Dr. Erin Wibbens, who studies and instructs ACE teachers in literacy pedagogy, also recommends state Reading Councils’ conferences for their variety and practicality since practicing educators are the ones presenting. Louis Sachar of Wayside School and Holes fame is presenting at Erin’s personal favorite, the Illinois Reading Council (IRC) Conference.


If you’re looking to improve student engagement or classroom management without sacrificing the other...

Responsive Classroom “is practical but grounded in really sound socio-emotional learning research,” says McKenna.  They offer one-day workshops from October to March and multi-day ones from June to August in big cities across the U.S.


If you want to build a more skill-focused humanities curriculum...

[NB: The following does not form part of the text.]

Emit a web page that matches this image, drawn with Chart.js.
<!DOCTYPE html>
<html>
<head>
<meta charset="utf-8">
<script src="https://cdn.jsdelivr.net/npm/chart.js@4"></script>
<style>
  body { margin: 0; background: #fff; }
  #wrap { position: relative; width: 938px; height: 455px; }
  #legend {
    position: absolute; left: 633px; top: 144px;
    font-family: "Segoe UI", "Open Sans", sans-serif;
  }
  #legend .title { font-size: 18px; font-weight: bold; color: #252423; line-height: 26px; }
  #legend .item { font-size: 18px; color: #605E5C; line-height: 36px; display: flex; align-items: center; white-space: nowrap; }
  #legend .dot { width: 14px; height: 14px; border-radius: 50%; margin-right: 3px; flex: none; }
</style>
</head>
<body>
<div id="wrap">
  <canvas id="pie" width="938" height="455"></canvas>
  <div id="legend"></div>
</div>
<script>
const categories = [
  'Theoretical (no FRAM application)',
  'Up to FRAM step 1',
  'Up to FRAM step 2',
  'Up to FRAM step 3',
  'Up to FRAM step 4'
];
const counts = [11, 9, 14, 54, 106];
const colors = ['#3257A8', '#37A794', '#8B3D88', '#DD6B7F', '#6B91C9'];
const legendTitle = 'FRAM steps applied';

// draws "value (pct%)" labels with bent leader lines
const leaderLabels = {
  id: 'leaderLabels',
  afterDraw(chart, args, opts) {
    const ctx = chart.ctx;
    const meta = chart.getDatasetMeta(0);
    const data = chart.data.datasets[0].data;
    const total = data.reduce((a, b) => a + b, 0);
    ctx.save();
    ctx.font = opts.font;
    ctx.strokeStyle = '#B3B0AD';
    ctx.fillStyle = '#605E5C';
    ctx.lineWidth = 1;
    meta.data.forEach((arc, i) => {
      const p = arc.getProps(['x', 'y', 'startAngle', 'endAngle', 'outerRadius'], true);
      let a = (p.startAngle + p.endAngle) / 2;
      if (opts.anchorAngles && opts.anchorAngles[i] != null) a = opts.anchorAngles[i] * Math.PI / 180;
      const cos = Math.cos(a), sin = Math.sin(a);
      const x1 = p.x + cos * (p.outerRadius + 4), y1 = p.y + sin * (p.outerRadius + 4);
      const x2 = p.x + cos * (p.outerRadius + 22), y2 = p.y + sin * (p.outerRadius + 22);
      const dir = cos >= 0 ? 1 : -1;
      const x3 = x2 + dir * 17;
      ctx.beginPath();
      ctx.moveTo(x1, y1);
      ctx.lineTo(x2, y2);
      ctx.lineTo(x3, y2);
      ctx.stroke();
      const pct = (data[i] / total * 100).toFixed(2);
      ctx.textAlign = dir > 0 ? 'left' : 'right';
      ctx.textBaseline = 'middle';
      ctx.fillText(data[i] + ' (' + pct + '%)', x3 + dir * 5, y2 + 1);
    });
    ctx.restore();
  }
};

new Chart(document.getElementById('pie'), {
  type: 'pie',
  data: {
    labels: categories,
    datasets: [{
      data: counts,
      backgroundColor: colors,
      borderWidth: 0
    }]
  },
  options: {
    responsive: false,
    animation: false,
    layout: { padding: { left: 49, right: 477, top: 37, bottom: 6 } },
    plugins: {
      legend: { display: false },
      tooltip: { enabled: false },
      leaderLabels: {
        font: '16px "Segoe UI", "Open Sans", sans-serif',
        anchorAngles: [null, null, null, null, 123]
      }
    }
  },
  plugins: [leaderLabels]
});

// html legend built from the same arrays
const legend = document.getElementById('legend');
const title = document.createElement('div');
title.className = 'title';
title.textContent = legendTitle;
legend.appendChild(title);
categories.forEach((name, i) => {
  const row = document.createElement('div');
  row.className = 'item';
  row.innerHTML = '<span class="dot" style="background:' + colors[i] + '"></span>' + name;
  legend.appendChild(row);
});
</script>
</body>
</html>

Both Dr. Brian Collier, professor of Education and History here at ND, and Mark Johnson, Faculty of Supervision and Instruction for ACE Teaching Fellows, recommend the National Council for the Social Studies’ annual and regional conferences. By attending the conferences, Johnson says, “upper elementary, middle, and high school teachers get techniques, methods, and best practices across all Social Studies disciplines. The take-aways are practical and can be implemented immediately to help improve instruction and meet student needs.”

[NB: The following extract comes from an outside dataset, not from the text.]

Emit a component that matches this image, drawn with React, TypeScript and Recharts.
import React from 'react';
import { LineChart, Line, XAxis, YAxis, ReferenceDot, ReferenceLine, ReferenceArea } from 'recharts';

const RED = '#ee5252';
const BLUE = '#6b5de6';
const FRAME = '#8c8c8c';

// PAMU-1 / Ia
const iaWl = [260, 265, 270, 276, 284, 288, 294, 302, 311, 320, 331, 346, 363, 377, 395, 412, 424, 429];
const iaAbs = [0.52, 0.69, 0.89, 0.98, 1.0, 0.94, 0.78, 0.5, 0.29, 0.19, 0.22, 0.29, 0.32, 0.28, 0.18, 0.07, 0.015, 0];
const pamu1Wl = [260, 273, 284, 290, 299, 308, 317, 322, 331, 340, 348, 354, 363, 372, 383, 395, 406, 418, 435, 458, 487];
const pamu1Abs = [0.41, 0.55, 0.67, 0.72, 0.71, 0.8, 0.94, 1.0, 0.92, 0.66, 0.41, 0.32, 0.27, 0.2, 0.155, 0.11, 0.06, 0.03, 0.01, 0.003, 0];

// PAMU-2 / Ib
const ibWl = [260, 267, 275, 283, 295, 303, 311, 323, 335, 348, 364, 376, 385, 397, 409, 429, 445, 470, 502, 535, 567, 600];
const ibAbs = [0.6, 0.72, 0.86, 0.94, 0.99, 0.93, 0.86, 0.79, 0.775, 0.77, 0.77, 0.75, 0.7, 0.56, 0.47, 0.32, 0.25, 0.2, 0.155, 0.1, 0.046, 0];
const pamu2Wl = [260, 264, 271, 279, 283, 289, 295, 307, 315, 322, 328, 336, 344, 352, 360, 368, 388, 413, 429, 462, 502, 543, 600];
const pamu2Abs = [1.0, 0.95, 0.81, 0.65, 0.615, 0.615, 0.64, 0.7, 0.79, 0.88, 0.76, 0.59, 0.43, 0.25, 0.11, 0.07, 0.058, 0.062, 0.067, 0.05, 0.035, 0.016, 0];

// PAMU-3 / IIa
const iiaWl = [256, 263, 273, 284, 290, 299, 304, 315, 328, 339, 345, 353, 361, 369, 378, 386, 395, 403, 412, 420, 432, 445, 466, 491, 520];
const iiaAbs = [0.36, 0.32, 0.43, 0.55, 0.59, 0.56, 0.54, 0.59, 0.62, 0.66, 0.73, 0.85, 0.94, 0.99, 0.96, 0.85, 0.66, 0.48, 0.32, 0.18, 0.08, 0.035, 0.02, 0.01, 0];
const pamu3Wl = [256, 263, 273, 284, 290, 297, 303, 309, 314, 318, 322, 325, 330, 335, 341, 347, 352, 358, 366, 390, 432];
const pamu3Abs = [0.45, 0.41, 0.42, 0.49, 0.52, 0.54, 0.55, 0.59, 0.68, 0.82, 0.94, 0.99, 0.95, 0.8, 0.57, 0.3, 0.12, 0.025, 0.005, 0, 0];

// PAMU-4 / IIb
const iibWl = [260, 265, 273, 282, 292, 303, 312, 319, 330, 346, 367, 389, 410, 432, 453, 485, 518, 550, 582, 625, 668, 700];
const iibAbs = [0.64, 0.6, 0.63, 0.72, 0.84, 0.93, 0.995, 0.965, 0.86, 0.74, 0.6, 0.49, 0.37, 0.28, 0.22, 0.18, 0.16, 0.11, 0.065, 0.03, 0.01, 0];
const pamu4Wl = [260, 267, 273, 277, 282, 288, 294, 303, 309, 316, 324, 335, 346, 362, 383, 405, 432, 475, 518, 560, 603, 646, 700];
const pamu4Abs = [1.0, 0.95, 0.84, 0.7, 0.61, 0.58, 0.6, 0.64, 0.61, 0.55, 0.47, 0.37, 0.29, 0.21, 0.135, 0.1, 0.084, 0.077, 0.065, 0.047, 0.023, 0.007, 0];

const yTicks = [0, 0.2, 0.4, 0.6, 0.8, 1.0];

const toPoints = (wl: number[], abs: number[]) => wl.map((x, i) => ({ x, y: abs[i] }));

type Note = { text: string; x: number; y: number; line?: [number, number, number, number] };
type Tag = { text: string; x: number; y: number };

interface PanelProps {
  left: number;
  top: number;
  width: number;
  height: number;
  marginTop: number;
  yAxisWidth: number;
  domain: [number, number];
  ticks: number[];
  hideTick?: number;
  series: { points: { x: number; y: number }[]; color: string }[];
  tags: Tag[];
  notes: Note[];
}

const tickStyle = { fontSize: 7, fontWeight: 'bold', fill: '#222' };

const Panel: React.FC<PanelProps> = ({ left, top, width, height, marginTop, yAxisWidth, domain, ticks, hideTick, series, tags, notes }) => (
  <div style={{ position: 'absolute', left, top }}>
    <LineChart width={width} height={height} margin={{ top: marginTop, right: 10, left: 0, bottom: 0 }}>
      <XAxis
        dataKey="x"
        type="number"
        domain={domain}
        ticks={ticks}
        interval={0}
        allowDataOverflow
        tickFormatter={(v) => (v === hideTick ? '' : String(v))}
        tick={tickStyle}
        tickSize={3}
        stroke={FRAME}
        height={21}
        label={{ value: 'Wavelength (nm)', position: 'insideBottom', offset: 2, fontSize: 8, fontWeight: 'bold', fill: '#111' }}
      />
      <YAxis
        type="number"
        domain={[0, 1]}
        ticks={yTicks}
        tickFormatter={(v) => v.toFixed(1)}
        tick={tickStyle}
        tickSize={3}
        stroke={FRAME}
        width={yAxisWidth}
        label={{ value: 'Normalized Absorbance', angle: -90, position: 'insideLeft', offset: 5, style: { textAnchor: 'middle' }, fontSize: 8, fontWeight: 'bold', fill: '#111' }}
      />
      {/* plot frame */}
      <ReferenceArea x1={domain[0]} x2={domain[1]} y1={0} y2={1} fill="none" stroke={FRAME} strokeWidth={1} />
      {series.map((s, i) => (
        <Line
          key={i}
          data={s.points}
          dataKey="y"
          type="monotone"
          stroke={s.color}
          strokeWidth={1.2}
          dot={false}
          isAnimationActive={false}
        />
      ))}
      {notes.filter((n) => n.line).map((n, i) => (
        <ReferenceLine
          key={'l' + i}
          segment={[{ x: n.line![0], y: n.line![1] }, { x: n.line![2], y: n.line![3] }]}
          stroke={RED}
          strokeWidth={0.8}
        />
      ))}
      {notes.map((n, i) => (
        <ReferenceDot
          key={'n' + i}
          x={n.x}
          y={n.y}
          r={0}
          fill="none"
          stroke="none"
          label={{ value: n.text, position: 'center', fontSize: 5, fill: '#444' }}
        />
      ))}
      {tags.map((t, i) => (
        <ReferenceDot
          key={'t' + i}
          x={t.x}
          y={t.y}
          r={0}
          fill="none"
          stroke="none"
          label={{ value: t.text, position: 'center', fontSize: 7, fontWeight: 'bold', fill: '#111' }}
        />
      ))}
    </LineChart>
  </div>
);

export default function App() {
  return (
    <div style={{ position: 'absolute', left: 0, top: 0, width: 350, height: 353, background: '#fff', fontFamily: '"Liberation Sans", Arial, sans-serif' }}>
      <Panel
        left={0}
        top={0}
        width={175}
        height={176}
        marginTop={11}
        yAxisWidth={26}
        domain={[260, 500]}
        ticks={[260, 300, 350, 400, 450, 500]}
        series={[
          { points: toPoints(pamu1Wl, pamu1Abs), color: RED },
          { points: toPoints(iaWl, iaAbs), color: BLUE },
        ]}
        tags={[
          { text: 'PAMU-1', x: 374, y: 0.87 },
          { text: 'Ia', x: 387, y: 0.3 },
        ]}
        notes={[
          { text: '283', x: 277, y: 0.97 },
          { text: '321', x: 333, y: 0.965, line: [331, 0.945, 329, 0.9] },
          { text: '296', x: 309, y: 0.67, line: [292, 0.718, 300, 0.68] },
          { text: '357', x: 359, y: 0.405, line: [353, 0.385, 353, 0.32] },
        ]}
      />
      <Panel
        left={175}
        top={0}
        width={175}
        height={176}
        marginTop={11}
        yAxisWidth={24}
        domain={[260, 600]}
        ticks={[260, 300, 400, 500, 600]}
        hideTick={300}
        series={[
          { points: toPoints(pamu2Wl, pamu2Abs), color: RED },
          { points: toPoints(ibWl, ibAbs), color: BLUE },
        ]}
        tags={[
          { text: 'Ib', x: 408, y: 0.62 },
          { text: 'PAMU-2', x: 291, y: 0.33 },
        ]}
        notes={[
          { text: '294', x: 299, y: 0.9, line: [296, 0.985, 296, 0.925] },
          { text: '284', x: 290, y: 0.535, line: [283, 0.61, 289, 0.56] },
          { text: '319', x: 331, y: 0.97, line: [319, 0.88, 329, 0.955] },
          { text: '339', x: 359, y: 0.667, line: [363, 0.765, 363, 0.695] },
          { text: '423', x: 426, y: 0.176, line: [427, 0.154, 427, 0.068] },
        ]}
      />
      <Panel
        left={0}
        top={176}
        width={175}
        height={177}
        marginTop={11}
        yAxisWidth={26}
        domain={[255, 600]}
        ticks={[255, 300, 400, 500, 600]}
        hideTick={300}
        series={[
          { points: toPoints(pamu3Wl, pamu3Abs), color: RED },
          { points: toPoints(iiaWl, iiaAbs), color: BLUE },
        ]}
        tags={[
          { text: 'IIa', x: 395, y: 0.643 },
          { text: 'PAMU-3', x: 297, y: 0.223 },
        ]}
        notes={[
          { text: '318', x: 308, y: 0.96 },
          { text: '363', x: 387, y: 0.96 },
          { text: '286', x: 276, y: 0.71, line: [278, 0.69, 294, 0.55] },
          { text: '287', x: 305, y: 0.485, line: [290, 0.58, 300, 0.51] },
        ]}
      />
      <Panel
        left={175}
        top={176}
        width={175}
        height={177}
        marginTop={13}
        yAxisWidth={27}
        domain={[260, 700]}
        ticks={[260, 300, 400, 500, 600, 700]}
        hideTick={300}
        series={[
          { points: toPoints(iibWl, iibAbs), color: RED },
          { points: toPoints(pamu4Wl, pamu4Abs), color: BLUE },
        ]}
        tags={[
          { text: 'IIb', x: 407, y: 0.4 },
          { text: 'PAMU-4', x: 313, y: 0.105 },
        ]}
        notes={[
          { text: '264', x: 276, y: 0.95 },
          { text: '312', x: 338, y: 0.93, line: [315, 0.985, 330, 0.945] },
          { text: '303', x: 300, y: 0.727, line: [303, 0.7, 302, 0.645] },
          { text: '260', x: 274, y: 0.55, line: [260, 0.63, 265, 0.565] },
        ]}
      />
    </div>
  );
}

If you need help reaching out to your English Language Learners…

Dr. Katy Lichon, Faculty Coordinator of ACE’s English as a New Language (ENL) program, recommends the Teachers of English to Speakers of Other Languages (TESOL) Convention, which deals with the pedagogy of language acquisition. “Your teachers,” she says, “will come away from the conference with a better understanding of how to teach their specific content and language at the same time and how to improve academic performance for these students." If you’re interested in the research behind language acquisition, she suggests the American Association for Applied Linguistics (AAAL) Conference.

Dr. Lichon and her team are also working to help fill the void of resources at the intersection of Catholic schools and language learners. Unbeknownst to many, ACE’s ENL program is an option for Title II since sending teachers through it counts as professional development. The ENL team also offers on-site professional development.

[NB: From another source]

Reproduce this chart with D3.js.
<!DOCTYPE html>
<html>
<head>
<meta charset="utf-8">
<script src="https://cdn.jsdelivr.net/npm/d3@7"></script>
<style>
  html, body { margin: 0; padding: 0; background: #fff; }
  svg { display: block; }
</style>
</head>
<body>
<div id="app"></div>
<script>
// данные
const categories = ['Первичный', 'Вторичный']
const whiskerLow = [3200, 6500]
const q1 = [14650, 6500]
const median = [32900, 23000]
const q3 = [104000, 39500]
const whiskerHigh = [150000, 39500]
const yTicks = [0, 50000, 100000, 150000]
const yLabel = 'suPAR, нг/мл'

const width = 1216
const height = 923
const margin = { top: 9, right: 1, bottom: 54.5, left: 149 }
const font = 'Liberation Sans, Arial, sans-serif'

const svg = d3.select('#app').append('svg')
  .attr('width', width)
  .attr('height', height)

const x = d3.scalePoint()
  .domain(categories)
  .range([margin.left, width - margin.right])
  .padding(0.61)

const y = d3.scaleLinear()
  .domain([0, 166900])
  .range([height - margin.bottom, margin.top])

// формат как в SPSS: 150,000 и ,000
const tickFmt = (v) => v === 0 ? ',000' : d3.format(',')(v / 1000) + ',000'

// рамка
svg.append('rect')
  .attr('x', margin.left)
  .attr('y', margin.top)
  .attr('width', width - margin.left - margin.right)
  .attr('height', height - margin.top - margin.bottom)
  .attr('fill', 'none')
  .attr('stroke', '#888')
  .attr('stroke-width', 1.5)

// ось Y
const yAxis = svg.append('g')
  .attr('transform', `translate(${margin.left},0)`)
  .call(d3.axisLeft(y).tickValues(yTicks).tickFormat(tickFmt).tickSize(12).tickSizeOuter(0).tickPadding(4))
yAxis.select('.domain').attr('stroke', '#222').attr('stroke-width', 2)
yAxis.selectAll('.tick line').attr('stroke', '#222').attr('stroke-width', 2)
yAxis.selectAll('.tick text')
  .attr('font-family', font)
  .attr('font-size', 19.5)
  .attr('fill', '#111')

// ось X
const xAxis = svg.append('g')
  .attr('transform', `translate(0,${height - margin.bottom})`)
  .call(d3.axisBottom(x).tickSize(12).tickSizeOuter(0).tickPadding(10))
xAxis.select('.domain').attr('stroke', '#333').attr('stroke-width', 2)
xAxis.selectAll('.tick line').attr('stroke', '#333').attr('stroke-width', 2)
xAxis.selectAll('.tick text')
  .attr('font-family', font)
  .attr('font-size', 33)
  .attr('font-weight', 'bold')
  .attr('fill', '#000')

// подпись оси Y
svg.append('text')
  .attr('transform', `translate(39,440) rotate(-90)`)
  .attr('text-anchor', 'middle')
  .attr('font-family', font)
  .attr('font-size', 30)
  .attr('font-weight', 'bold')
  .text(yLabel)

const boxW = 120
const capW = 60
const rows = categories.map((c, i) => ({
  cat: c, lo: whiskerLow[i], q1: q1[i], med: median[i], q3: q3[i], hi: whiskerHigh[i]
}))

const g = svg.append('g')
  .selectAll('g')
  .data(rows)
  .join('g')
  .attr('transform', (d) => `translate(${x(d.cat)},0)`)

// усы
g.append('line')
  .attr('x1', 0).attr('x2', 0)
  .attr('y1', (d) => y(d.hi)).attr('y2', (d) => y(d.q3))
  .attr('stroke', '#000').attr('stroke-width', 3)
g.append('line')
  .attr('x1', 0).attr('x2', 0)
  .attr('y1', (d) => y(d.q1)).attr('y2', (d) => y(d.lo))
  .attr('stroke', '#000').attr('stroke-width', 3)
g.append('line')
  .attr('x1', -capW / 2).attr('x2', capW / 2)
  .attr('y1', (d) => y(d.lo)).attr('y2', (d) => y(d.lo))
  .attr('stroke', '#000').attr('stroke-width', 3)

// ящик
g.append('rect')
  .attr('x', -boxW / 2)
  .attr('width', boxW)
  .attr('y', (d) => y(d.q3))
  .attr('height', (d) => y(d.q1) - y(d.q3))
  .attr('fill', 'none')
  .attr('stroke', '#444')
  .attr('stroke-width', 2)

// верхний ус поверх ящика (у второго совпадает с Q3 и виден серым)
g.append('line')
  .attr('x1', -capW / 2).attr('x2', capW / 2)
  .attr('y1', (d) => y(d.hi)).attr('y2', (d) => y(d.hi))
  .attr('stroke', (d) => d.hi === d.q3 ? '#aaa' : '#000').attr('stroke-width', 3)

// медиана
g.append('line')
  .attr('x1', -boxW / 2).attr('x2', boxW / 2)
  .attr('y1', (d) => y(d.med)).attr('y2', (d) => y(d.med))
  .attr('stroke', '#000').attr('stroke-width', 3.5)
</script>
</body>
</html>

If you want science and math ideas you can use right now...

Dr. Matt Kloser, Director of the Center for Stem Education, says the National Science Teachers Association (NSTA) conferences and National Council of Teachers of Mathematics (NCTM) are “the two strongest science and math teacher practice conferences, respectively. They have lots of engagement with ideas about teaching science and math. Not too research-y, but there are elements of research invested in it. You can go home and say, ‘I can use this tomorrow.’”


If you want to start implementing engineering curriculum in your school…

Dr. Gina Navoa Svarovsky, faculty in the Center for STEM Education and the College of Engineering at Notre Dame, recommends the K-12 educator workshop at American Society for Engineering Education (ASEE) as well as Engineering is Elementary’s trainings. “Engineering can often be outside of the comfort zone for K-12 teachers,” Svarovsky says. “These PD opportunities focus not only on providing you with tools you can use right away, but also building your confidence as an engineering educator.”


If you want to dive deeper into diversity training…

Seeking Educational Equity and Diversity (SEED) has a week-long training that, while costly, is “the best PD” McKenna has ever attended. “It is an excellent program for beginning to unpack and address issues and challenges around diversity in educational environments.” It’s the training the trainer model, meaning one person from a school goes and comes back prepared to teach the rest of the staff about what he or she learned.


What conferences or professional development opoportunities have you attended with your Title II funding?